Tropical Storm Fiona is forecast to bring sustained winds of 40 to 60 mph, gusts as high as 70 mph, and 4 to 6 inches of rain to the territory as it intensifies slightly and passes south of St. Croix on Saturday, according to meteorologists with the National Weather Service in San Juan, Puerto Rico.
While Fiona has taken a more southwesterly track since Thursday, it is expected to begin a more west-northwest movement during the next 24 hours, with the strongest quadrant of the system still to the north, said meteorologist Ernesto Rodriguez, speaking Friday afternoon at a briefing for emergency management officials and the media.
“Make sure you know that small changes in the track are still possible,” he said.
Fiona has also become better organized, said meteorologist Emanuel Rodriguez.

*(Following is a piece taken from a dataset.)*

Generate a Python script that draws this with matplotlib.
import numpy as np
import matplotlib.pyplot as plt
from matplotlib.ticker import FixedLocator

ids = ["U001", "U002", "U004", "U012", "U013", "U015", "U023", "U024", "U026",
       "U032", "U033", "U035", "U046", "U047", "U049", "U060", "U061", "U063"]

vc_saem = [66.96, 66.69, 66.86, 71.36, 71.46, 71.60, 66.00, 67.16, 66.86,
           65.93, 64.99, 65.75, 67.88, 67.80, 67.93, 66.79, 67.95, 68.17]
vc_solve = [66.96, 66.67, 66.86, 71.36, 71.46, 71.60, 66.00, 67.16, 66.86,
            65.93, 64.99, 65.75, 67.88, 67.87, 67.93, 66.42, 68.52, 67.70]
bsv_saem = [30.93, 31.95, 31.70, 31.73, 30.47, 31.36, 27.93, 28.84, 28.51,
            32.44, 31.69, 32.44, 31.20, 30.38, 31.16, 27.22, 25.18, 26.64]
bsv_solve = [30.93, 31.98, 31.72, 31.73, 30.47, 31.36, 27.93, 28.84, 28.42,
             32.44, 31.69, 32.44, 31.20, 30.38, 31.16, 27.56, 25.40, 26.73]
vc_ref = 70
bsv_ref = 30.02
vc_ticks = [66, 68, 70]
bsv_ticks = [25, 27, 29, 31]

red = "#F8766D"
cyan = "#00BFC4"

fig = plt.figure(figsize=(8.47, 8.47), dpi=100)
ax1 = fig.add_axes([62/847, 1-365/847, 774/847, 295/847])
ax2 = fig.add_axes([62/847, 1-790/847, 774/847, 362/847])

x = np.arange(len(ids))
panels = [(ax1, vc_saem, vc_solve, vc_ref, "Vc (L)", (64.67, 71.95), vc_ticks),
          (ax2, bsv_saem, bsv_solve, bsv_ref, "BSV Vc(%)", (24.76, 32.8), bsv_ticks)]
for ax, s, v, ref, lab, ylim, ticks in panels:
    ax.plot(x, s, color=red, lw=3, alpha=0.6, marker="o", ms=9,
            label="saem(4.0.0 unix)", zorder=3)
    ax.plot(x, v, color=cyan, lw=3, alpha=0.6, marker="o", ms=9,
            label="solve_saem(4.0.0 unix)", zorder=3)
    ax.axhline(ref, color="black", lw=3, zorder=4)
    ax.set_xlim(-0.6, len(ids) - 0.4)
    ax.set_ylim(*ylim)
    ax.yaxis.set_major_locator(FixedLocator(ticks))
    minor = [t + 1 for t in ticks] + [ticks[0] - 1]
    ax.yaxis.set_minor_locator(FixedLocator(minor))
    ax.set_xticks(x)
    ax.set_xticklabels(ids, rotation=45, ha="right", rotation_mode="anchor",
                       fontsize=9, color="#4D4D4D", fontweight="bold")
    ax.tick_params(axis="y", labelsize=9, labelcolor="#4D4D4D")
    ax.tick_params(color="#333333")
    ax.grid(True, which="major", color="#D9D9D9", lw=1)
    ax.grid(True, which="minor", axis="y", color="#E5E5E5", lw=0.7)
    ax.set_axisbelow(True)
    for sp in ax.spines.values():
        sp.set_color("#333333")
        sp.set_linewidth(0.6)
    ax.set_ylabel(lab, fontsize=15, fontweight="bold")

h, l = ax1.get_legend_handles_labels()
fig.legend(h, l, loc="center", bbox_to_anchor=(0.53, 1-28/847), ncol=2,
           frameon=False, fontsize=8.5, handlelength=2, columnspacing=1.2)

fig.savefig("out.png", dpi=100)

“The wind shear is not affecting the system anymore and as it approaches the area the storm could intensify a little bit. … By the time it gets to our islands it could be between 60 and 65 mph. We are not expecting this to be a hurricane by the time it gets close to us. But since the system is expected to move closer to our area we should receive sustained tropical storm-force winds within 40 to 60 mph and gusts up to 70 mph,” he said.

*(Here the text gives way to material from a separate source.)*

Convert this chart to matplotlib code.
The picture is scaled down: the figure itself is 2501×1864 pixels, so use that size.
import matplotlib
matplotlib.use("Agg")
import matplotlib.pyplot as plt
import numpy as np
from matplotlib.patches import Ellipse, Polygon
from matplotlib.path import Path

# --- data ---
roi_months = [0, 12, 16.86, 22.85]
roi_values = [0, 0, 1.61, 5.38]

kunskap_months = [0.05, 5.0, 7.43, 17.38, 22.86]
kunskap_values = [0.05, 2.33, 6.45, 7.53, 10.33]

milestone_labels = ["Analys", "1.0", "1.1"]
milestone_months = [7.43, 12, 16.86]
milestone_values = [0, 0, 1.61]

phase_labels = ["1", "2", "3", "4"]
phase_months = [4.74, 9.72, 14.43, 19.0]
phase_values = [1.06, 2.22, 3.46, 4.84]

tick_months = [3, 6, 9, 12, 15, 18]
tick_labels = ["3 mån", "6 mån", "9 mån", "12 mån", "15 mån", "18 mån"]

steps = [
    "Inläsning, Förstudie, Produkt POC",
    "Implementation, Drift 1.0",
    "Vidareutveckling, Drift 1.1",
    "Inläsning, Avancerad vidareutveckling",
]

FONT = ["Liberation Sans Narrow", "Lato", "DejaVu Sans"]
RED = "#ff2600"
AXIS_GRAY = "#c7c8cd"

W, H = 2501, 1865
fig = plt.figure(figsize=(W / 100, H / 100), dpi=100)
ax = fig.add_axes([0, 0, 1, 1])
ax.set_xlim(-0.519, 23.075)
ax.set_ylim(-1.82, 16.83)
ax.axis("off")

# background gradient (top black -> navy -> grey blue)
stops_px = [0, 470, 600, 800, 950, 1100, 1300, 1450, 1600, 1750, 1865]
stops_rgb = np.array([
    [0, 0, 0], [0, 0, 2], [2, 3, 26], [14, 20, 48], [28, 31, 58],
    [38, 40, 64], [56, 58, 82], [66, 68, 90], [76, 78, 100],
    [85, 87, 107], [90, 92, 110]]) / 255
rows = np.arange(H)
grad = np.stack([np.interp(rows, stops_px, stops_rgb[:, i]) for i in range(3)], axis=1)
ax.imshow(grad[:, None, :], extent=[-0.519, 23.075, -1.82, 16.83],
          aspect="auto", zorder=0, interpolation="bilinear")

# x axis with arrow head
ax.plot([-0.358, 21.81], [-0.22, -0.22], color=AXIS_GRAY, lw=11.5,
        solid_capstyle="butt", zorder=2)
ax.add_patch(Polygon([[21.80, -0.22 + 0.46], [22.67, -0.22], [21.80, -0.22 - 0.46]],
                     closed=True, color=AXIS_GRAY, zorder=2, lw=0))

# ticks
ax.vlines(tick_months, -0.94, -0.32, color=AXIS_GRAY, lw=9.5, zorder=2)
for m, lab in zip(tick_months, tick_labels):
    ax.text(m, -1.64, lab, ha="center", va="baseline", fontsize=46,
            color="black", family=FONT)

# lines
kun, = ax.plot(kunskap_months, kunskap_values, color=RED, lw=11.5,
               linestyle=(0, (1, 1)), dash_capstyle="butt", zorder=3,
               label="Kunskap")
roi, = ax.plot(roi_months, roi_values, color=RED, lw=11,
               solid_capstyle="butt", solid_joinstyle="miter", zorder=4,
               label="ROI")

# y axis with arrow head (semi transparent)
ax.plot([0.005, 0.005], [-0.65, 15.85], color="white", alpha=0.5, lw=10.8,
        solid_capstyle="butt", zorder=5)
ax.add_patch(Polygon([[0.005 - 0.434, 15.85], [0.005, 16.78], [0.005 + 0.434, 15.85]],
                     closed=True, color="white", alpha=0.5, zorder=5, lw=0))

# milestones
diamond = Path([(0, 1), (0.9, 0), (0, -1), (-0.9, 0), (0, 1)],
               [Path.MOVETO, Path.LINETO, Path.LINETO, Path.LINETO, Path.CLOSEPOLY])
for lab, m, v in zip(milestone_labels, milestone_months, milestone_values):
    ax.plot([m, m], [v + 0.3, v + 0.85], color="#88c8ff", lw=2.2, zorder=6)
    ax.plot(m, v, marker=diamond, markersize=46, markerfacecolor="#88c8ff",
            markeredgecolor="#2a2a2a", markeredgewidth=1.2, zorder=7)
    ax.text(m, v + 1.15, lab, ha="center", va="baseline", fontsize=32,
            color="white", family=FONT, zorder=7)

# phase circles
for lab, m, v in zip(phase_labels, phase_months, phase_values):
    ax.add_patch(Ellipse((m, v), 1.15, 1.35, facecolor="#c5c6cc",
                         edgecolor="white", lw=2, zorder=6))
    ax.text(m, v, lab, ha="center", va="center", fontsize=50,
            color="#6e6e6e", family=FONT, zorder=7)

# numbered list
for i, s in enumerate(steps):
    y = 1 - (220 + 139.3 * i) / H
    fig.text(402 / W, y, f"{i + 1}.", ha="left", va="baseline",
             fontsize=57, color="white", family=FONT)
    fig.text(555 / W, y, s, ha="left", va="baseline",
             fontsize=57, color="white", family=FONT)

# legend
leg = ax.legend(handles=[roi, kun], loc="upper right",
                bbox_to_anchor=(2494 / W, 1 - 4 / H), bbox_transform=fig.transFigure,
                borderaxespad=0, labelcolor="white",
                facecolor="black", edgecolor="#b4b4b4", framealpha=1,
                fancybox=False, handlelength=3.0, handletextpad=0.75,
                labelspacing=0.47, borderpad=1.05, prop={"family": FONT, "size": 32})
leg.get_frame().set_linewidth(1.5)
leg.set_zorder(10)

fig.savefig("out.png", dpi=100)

A tropical storm becomes a Category 1 hurricane when its sustained winds reach 74 mph.
The U.S. Virgin Islands will begin to experience the first rain bands from Fiona on Saturday morning, with the heaviest activity expected in the afternoon, said Emanuel Rodriguez. Based on the storm’s strength and track on Friday afternoon, residents should be prepared for damage to the power grid, downed tree limbs, flooding, flash floods, and mudslides, he said.
Additionally, Fiona is creating hazardous marine conditions, the meteorologists said, with seas of 15 feet expected starting Friday, and waves of 6 feet at area beaches.
“It is very, very dangerous for people to be near the beaches across all of our coasts and all of the islands,” said Emanuel Rodriguez.
Accordingly, the Coast Guard will close all USVI seaports at 8 p.m. Friday, the V.I. Port Authority announced. “If the seaports are closed by the Coast Guard, they may remain closed for some time until the USCG completes its mandatory inspections,” it said, adding that the decision to reopen is made by the Coast Guard.
The ferries between St. Thomas and St. John will operate until 8 p.m. Friday. The last Water Island ferry departed Water Island to the VIPA excursion dock at Crown Bay Center at 12:15 p.m. and the last departure from St. Thomas to Water Island was at 1 p.m.
The territory’s airports remained open on Friday, though airlines may opt to delay or cancel flights and travelers are advised to contact their airline directly for flight information, the Port Authority said.